What is the difference between logs and events in observability? These two telemetry data types are used for different purposes when it comes to exploring your applications and how your users interact with them. Simply put, logs can be used for troubleshooting and root cause analysis, while events can be used to gain deeper application insights via product analytics.
Let’s review some application telemetry data definitions for context, then dive into the key differences between logs and events and their use cases. Knowing more about these telemetry data types can help you more effectively use them in your observability strategy.
MELT: Defining the four pillars of telemetry data
Depending on who you ask, there are either three or four pillars of observability: Logs-Metrics-Traces or Metrics-Events-Logs-Traces (MELT). The key difference is the inclusion of events as a different data type.
When viewed collectively, these four types of telemetry data can help DevOps teams understand what’s happening in their applications and infrastructure, and even make decisions about how to improve their products.
Let’s focus on MELT and define each data type for the purpose of this article.
Metrics are measurements that typically share the following traits:
- A name
- A timestamp
- One or more numeric values
Event telemetry involves discrete actions that happen at a specific moment in time. Think of events as a history of what’s happened on your system, which can be helpful when analyzing user behaviors and more.
The original data type, logs are lines of text a system produces when certain code gets executed.
Logs can be structured or unstructured, however using structured logs in a format like JSON or XML makes it easier to query logs for troubleshooting or root cause analysis.
Also called distributed traces, traces are samples of causal chains of events (or transactions) between different components in a microservices ecosystem.
Events vs. logs - what’s the difference?
Many people confuse events with structured logs. That’s because all events can be represented as structured logs, but not all structured logs are events. Unlike logs, events describe a unit of work, meaning they contain all of the information about what it took for a service to perform a certain job. And, not every log is an event in its entirety. Logs are usually only portions of events. A group of logs can compose a single event.
Think of events as a subset of logs. Many teams want to analyze them with a greater granularity to understand how users interact with their applications. For example, query stats within events can help you understand things like latency, segments, latency per step, which user took a specific action, and more. Each of these query stats can be represented by a field with a number. DevOps teams can aggregate this data to gain a deeper understanding of applications and user behaviors.
Use Cases: when to use event analytics or log analytics?

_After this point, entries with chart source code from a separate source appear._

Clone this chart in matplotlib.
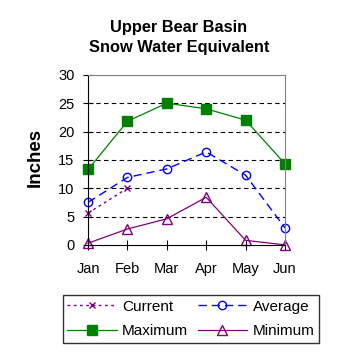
import matplotlib
matplotlib.use("Agg")
import matplotlib.pyplot as plt

months = ["Jan", "Feb", "Mar", "Apr", "May", "Jun"]
current = [5.6, 10.0]
average = [7.5, 11.9, 13.4, 16.4, 12.3, 3.0]
maximum = [13.3, 21.8, 25.0, 24.0, 22.0, 14.3]
minimum = [0.3, 2.8, 4.6, 8.4, 0.8, 0.0]

plt.rcParams["font.family"] = ["Liberation Sans", "DejaVu Sans"]

fig = plt.figure(figsize=(3.58, 3.58), dpi=100)
ax = fig.add_axes([0.246, 0.316, 0.55, 0.475])

x = list(range(len(months)))
h_cur, = ax.plot(x[:len(current)], current, color="#800080", linestyle=(0, (2, 2.5)),
                 lw=1, marker="x", ms=5, mew=1, label="Current")
h_avg, = ax.plot(x, average, color="#0000ff", linestyle=(0, (6, 3.5)), lw=1,
                 marker="o", ms=6, mfc="none", mew=1, label="Average")
h_max, = ax.plot(x, maximum, color="#008000", lw=0.9, marker="s", ms=6.5,
                 label="Maximum")
h_min, = ax.plot(x, minimum, color="#800080", lw=0.9, marker="^", ms=7, mfc="none",
                 mew=1, label="Minimum")

ax.set_xlim(0, 5)
ax.set_ylim(0, 30)
ax.set_yticks(range(0, 31, 5))
ax.set_xticks(x)
ax.set_xticklabels(months)
for y in range(5, 30, 5):
    ax.axhline(y, color="black", lw=0.8, linestyle=(0, (4, 3)), zorder=0)
ax.tick_params(labelsize=10.5, length=6.5, direction="inout", width=0.8)
ax.tick_params(axis="x", pad=9)
ax.tick_params(axis="y", pad=6.5)
ax.spines["top"].set_color("#808080")
ax.spines["right"].set_color("#808080")
for s in ax.spines.values():
    s.set_linewidth(0.8)
for line in ax.lines:
    line.set_clip_on(False)

fig.text(0.098, 0.559, "Inches", rotation=90, ha="center", va="center",
         fontsize=13.5, fontweight="bold")
fig.text(0.5, 0.895, "Upper Bear Basin\nSnow Water Equivalent", ha="center",
         va="center", fontsize=11.8, fontweight="bold", linespacing=1.45)

leg = fig.legend([h_cur, h_max, h_avg, h_min],
                 ["Current", "Maximum", "Average", "Minimum"],
                 loc="center", bbox_to_anchor=(0.533, 0.109), ncol=2, fontsize=11,
                 frameon=True, fancybox=False, edgecolor="black", handlelength=3.25,
                 columnspacing=0.6, handletextpad=0.35, borderpad=0.3,
                 labelspacing=0.7, borderaxespad=0)
leg.get_frame().set_linewidth(1)

fig.savefig("out.png", dpi=100)
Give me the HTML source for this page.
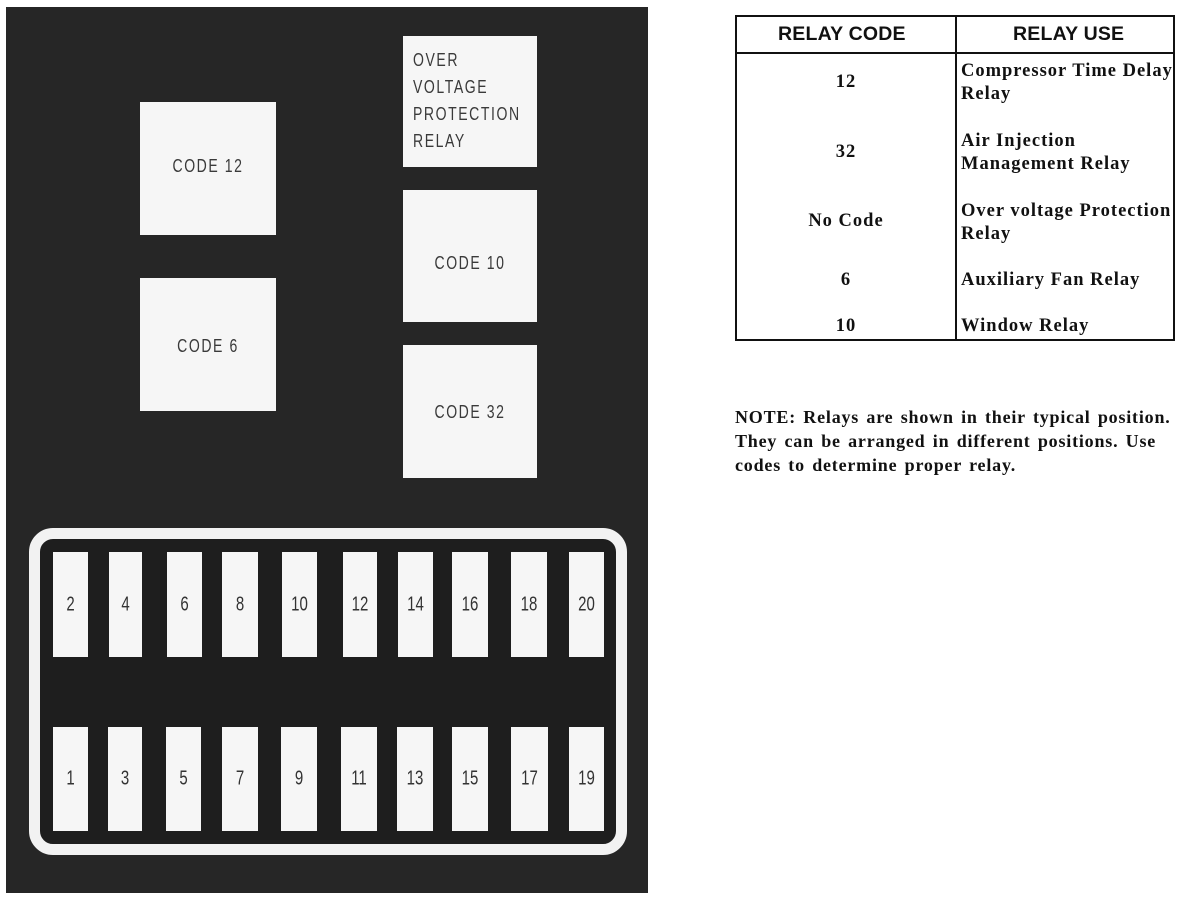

Now that we’ve defined these two data types, why are they different when it comes to use cases? At the most simple level: Log analytics are often used for troubleshooting, while events can be leveraged for product and user insights. As one example, query stats can give you information about the latency of each query in your system as it pertains to each user. Examining these types of details can show how happy your customers are with your product’s performance.
Many organizations use a solution like ChaosSearch to perform both search and relational analytics on the same set of data. ChaosSearch enables you to store logs and events without retention limits, by taking advantage of low-cost cloud object storage such as Amazon S3. By retaining telemetry data longer, you can examine trends and monitor usage over time.
While analyzing events may sound intuitive, in a cloud-native environment, it’s hard to do. With event analytics, retention matters. Many observability systems limit data retention windows to 30 days or less, which makes it difficult to see trends, such as how product usage has changed over time. In addition, good product analytics require near real-time access to data. Using SQL joins in ChaosSearch, you can correlate data in near real-time to understand how certain datasets relate to one another.
The overall goal is to allow DevOps teams to elevate operational telemetry to business-level insights. For many software-powered companies, this data can be critical to the user experience. Here are a few examples:
- One gaming company is using telemetry data for game balancing. When players die, the DevOps team can analyze what items were they wearing, as well as what they were doing before and after to understand which characters are too powerful or too weak.
- A fintech company is using a similar event analytics strategy to understand which events are application- and transaction-related. The DevOps team records events issued by Lambdas to find out the number of transactions per merchant and the number of orders across merchants for customers.
Leveraging ChaosSearch SQL API for events
Built for scale, ChaosSearch lets you centralize large volumes of logs and events, and analyze them via Elastic or SQL APIs — at a fraction of the cost of an observability solution such as Datadog or Splunk. For teams that don’t want to disrupt their metric and trace observability platforms when they’re working well, ChaosSearch can integrate easily using open APIs for unified observability. These teams can:
- Send logs and events directly to Amazon S3 or Google Cloud Storage (GCS): Send log and event data directly from the source, or ingest it into another observability tool and use S3/GCS as the destination.
- Connect to ChaosSearch: Grant ChaosSearch read-only access to the raw log buckets. From there, teams can create a new bucket for Chaos Index® to make their data fully searchable, or create a few object groups and views.
- Analyze logs and events via Elastic or SQL APIs: Investigate applications in the ChaosSearch console via Kibana, Superset, Elastic or SQL APIs.